Speaker
Description
In this talk, we discuss two directions of scaling up the trapped-ion system for quantum computation and quantum simulation. The first one is to use vibrational degrees of freedom in a linear chain of ions and the second one is to use internal degrees of freedom in the 2D crystals of ions.
Recently, the vibrational degrees of freedom of trapped ions have been extensively studied and are getting more attention [1]. The vibrational modes with phonons can be a good alternative candidate to realize a bosonic network that is able to reveal the advantage of quantum computation by sampling the output distributions. Until now, mostly optical systems have been used to demonstrate boson sampling, but the technical challenges faced in optical systems, such as photon losses, imperfect photon detectors, non-deterministic single-photon generation make it difficult to convincingly demonstrate quantum advantage. However, in the phononic system, the number states can be deterministically prepared and detected and the total number of phonons is well conserved for all the collective modes except the center of mass modes. The main remaining problem is to develop a scalable scheme to realize coherent beam splitters with multiple modes. Here we present the phononic network with up to 4 modes with the capability of the beam splitting operations between any pairs of modes in a programmable way [2]. As the demonstration of the capability of the phononic network, we realized the algorithms of tomography for any multi-modes phononic states in a single measurement configuration [3].
For the second, we present the strong experimental evidence of the quantum simulation by preparing the ground state of the frustrated 2D Ising models through adiabatic evolution. We have developed the 2D crystal of ions in our monolithic Paul trap.
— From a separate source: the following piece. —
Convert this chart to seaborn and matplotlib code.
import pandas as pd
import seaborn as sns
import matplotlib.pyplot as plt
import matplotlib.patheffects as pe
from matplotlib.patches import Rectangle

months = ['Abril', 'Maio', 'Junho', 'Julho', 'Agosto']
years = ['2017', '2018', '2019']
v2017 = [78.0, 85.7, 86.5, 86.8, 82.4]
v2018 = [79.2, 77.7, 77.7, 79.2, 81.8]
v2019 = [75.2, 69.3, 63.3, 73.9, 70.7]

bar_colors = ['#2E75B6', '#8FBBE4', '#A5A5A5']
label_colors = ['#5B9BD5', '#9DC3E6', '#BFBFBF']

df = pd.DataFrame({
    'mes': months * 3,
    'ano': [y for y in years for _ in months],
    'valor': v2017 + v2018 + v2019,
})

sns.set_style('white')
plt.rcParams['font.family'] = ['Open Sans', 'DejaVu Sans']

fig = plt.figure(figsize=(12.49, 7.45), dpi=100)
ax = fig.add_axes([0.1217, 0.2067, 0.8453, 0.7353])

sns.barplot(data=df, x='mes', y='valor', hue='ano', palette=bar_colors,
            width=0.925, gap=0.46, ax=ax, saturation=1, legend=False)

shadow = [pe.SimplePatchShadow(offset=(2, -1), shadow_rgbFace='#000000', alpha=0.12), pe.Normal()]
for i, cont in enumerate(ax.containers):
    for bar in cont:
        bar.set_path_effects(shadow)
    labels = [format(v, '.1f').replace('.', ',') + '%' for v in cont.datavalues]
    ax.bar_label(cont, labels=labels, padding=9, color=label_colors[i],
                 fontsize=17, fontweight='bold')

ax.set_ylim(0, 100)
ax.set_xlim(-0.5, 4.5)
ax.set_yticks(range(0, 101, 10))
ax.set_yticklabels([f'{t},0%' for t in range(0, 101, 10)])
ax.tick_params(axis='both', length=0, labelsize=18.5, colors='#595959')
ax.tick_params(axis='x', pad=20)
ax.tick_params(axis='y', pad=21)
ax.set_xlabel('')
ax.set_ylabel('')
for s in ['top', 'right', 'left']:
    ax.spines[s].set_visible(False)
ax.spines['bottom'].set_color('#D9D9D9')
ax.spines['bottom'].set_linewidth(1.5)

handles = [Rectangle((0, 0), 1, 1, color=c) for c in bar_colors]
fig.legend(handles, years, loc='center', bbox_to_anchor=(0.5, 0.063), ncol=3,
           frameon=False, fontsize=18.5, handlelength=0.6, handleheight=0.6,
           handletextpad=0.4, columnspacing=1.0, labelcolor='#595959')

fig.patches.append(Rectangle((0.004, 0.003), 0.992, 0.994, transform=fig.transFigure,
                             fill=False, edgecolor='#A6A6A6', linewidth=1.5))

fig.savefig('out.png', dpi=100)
In the Paul trap, we have mitigated the micromotion problem of the 2D crystal of ions for the coherent manipulation by applying the propagation direction of Raman laser beams perpendicular to the micromotion direction [4]. In the experiment, we first realize the vibrational ground states of 2D crystals of ions by applying the EIT cooling method [5]. Then we globally apply the spin-dependent force and simultaneously drive the carrier transition to realize the transverse field Ising model [6]. We start the ground state of the transverse field, which slowly ramps down while keeping the Ising spin-spin interactions. We control the character of the spin-spin interactions by changing the detuning of Raman laser beams to various vibrational modes, which result in different ground states of the corresponding spin models [7].
We believe that these examples open the usage of trapped ion systems for large-scale quantum computation and quantum simulation.
[1] Wentao Chen, et al., Chin. Phys. B, 30(6): 060311 (2021).
[2] Wentao Chen, et al., in preparation.
[3] L. Banch, et al., Phys. Rev. Lett.121, 250402 (2018).
[4] Ye Wang, Mu Qiao, et al., Adv. Quant. Techn. 3, 2000068 (2020).
[5] Mu Qiao, et al., Phys. Rev. Lett. 126, 023604 (2021).
[6] Chris Monroe, et al., Rev. Mod. Phys. (2021).
[7] Mu Qiao, et al., in preparation.